— Goal —
Copy, without any alteration, the lines from the one that includes "Rebuild this chart" up to and including the one that includes "ax = fig.add_axes([0, 22".

** start Exercise data **

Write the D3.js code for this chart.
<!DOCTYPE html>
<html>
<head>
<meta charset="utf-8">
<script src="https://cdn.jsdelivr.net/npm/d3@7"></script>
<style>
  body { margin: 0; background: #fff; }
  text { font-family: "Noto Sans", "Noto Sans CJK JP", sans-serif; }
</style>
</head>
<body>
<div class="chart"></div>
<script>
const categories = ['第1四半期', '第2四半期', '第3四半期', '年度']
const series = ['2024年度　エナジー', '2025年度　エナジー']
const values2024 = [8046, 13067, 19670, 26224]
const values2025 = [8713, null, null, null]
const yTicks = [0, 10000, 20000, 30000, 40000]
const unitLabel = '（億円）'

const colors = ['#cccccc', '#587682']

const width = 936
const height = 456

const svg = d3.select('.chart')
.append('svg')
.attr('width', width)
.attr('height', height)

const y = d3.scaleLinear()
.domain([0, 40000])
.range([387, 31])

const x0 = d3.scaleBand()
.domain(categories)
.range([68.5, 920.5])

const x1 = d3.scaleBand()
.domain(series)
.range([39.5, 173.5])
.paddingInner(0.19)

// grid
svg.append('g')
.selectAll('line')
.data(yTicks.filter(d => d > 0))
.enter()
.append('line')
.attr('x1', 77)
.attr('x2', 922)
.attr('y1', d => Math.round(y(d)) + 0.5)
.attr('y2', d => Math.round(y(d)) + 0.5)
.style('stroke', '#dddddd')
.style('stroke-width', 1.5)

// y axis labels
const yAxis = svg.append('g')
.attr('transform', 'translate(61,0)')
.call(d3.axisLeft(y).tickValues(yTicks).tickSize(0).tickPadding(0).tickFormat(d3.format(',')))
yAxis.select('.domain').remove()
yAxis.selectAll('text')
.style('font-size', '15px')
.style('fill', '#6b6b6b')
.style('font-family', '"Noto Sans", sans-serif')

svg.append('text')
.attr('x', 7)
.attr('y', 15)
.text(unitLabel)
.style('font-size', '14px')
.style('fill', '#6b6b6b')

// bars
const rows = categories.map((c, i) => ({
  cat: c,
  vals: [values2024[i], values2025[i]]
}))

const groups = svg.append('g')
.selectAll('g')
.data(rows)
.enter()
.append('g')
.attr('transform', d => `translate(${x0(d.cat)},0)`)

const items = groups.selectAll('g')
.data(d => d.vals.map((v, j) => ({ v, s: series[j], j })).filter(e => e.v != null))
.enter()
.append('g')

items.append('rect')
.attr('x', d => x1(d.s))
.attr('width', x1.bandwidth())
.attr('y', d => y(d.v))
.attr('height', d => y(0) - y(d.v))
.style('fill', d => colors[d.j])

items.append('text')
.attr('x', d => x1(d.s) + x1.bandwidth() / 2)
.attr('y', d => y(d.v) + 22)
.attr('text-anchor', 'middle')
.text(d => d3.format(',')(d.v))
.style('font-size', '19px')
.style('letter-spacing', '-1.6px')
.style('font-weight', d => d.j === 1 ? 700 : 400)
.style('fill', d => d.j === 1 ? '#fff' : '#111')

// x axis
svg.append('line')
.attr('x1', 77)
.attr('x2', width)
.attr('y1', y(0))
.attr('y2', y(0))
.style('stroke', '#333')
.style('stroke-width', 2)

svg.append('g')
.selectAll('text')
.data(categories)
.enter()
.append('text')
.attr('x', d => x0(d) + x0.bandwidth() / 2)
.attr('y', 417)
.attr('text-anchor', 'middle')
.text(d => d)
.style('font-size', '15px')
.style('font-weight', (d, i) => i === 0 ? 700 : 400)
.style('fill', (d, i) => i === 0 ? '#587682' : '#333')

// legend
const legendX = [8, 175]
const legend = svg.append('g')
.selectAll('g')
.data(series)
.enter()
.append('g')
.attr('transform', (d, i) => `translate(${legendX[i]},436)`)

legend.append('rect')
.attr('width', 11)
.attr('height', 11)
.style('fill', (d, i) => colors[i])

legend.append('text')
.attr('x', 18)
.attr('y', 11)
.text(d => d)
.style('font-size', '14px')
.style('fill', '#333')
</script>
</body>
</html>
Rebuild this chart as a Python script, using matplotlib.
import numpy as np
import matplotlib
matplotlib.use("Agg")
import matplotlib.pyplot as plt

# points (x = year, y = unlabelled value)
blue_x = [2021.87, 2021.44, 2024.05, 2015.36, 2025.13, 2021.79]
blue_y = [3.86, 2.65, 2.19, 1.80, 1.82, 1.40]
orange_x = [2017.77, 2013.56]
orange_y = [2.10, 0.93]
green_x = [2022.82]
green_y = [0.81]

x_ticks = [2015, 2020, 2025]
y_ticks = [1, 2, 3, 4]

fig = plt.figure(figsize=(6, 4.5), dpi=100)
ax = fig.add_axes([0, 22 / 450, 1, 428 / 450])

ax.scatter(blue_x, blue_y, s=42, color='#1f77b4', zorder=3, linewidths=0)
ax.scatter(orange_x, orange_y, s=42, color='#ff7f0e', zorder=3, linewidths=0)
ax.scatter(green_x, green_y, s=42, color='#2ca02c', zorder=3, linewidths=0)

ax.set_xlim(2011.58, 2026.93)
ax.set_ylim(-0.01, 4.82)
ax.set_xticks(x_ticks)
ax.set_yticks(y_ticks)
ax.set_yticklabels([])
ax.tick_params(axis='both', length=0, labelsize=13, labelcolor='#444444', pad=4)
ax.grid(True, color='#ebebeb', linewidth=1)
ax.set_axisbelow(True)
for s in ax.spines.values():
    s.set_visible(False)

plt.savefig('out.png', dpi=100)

** end Exercise data **

— Output for this task —
Rebuild this chart as a Python script, using matplotlib.
import numpy as np
import matplotlib
matplotlib.use("Agg")
import matplotlib.pyplot as plt

# points (x = year, y = unlabelled value)
blue_x = [2021.87, 2021.44, 2024.05, 2015.36, 2025.13, 2021.79]
blue_y = [3.86, 2.65, 2.19, 1.80, 1.82, 1.40]
orange_x = [2017.77, 2013.56]
orange_y = [2.10, 0.93]
green_x = [2022.82]
green_y = [0.81]

x_ticks = [2015, 2020, 2025]
y_ticks = [1, 2, 3, 4]

fig = plt.figure(figsize=(6, 4.5), dpi=100)
ax = fig.add_axes([0, 22 / 450, 1, 428 / 450])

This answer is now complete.